You can convert from a character offset within a String to an integer
byte index by calling:
size_t index(size_t
char_pos) const;
You can convert from a constant pointer to a position within a String
to an integer character offset by calling:You can convert an integer
character offset within
a String to a constant pointer to a position within the string by
calling:
As with std::string, the size()
method returns the
number of allocated bytes in a String. To get the number of UTF-8
characters
in a String you must instead call:
size_t length() const;
For a std::string, size() and length return the same value.
Unlike std::string, a Xfc::String understands the concept of being
null.
This simplifies passing a String to a function that accepts a
C-string and the assigning of a C-string to a Xfc::String. A null
string
can only be constructed with the following call:
String s(0);
but you would never do this; there is no point. What you would do is
something like this:
String s =
gtk_some_function_that_returns_a_c_string();
If
gtk_some_function_that_returns_a_c_string()

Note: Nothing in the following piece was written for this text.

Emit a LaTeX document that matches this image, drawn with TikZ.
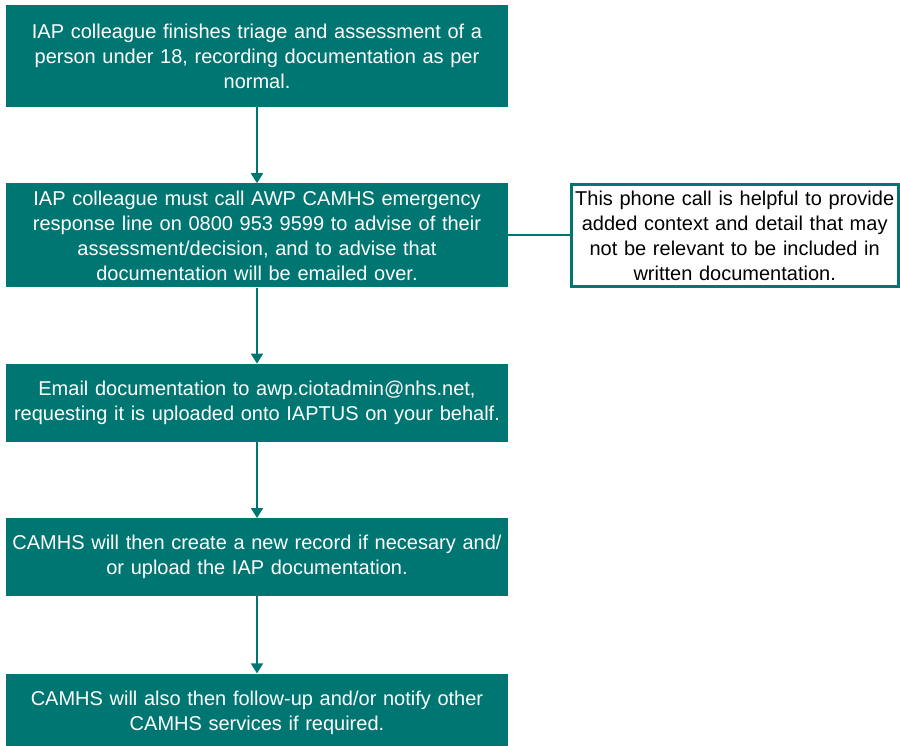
\documentclass[tikz,border=0pt]{standalone}
\usepackage{fontspec}
\setmainfont{Liberation Sans}
\usetikzlibrary{positioning,arrows.meta}
\definecolor{nhsteal}{RGB}{0,118,114}
\tikzset{
  stepbox/.style={rectangle,fill=nhsteal,text=white,text width=490pt,inner sep=6pt,align=center,font=\fontsize{20}{25}\selectfont},
  notebox/.style={rectangle,draw=nhsteal,line width=3pt,fill=white,text=black,text width=324pt,inner sep=1.5pt,align=center,minimum height=102pt,font=\fontsize{20}{25}\selectfont},
  flow/.style={nhsteal,line width=1.8pt,-{Triangle[width=12pt,length=10pt]}}
}
\begin{document}
\begin{tikzpicture}[x=1pt,y=-1pt]
  \useasboundingbox (0,0) rectangle (900,746);
  \node(triage)[stepbox,minimum height=102pt] at (257,56){IAP colleague finishes triage and assessment of a\\ person under 18, recording documentation as per\\ normal.};
  \node(call)[stepbox,minimum height=104pt,below = 76pt of triage]{IAP colleague must call AWP CAMHS emergency\\ response line on 0800 953 9599 to advise of their\\ assessment/decision, and to advise that\\ documentation will be emailed over.};
  \node(email)[stepbox,minimum height=78pt,below = 76pt of call]{Email documentation to awp.ciotadmin@nhs.net,\\ requesting it is uploaded onto IAPTUS on your behalf.};
  \node(record)[stepbox,minimum height=78pt,below = 76pt of email]{CAMHS will then create a new record if necesary and/\\ or upload the IAP documentation.};
  \node(notify)[stepbox,minimum height=78pt,below = 77pt of record]{CAMHS will also then follow-up and/or notify other\\ CAMHS services if required.};
  \node(note)[notebox,right = 61.5pt of call]{This phone call is helpful to provide\\ added context and detail that may\\ not be relevant to be included in\\ written documentation.};
\draw[flow](triage)--(call);
\draw[flow](call)--(email);
\draw[flow](email)--(record);
\draw[flow](record)--(notify);
\draw[nhsteal,line width=1.8pt](call)--(note);
\end{tikzpicture}
\end{document}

returns a null pointer, the Xfc::String will be null and the null()
method will return true.
When you want to pass a C-string to some function, you call the
following
method:
const
char* c_str() const { return null() ? (char*)0
: string_.c_str(); }
As you can see, c_str() is an
inline function that
returns a null pointer if the string is null, otherwise it
calls the internal std::string's c_str() function.
The index operator can be called
to return the
UTF-8 character at a given position in a String, as a G::Unichar:
G::Unichar operator[](size_t char_pos)
const;
The 'char_pos'
argument is a character position within the String. The G::Unichar
character is returned by value, not by reference. G::Unichar is a
convenient gunichar wrapper class and is declared in
<xfc/glib/unichar.hh>.
Another useful method is format()
which lets you
do inline sprintf-style text formatting:
static String format(const char
*message_format, ...);
Calling
format() is equivalent
to formatting a temporary character array and then calling
String::assign().
You can convert one or more characters in a String from lower case to
upper case, and vice versa, by calling:
String upper();
String upper(size_t char_pos, size_t n_bytes = npos);
String lower();
String lower(size_t char_pos, size_t n_bytes = npos);
The upper() and lower() methods return a new String correctly converted
to UTF-8 upper or lower case.
You can check the validity of the UTF-8 characters in a String by
calling one of the following methods:
bool
validate(size_t& byte_pos) const;
bool validate(const_pointer *end =
0) const;
Both methods return true if the String
is
a valid UTF-8 string. After returning, the 'byte_pos' and 'end'
arguments point to the first invalid byte, or the end of the string.
A word about iterators. String defines its own iterators that know how
to iterate over UTF-8 characters in a forward direction (iterator) or
reverse direction (reverse_iterator). These iterators are used just
like
std::string iterators but note: std::string iterators can't be used on
UTF-8 strings.
String defines it's own standard i/o stream operators so you can pass a
String to any stream using the >> and << operators. There
are also equivalence operators so you compare two strings or a string
and a character array using the equivalence operators == and !=.
The String class is declared in <xfc/utfstring.hh>
and exports many more methods than discussed here. Most XFC class
methods
take a String argument as a reference and return a String by value. For
efficiency when passing string literals, all methods that take a String
argument are overloaded to accept a 'const char *' argument as well.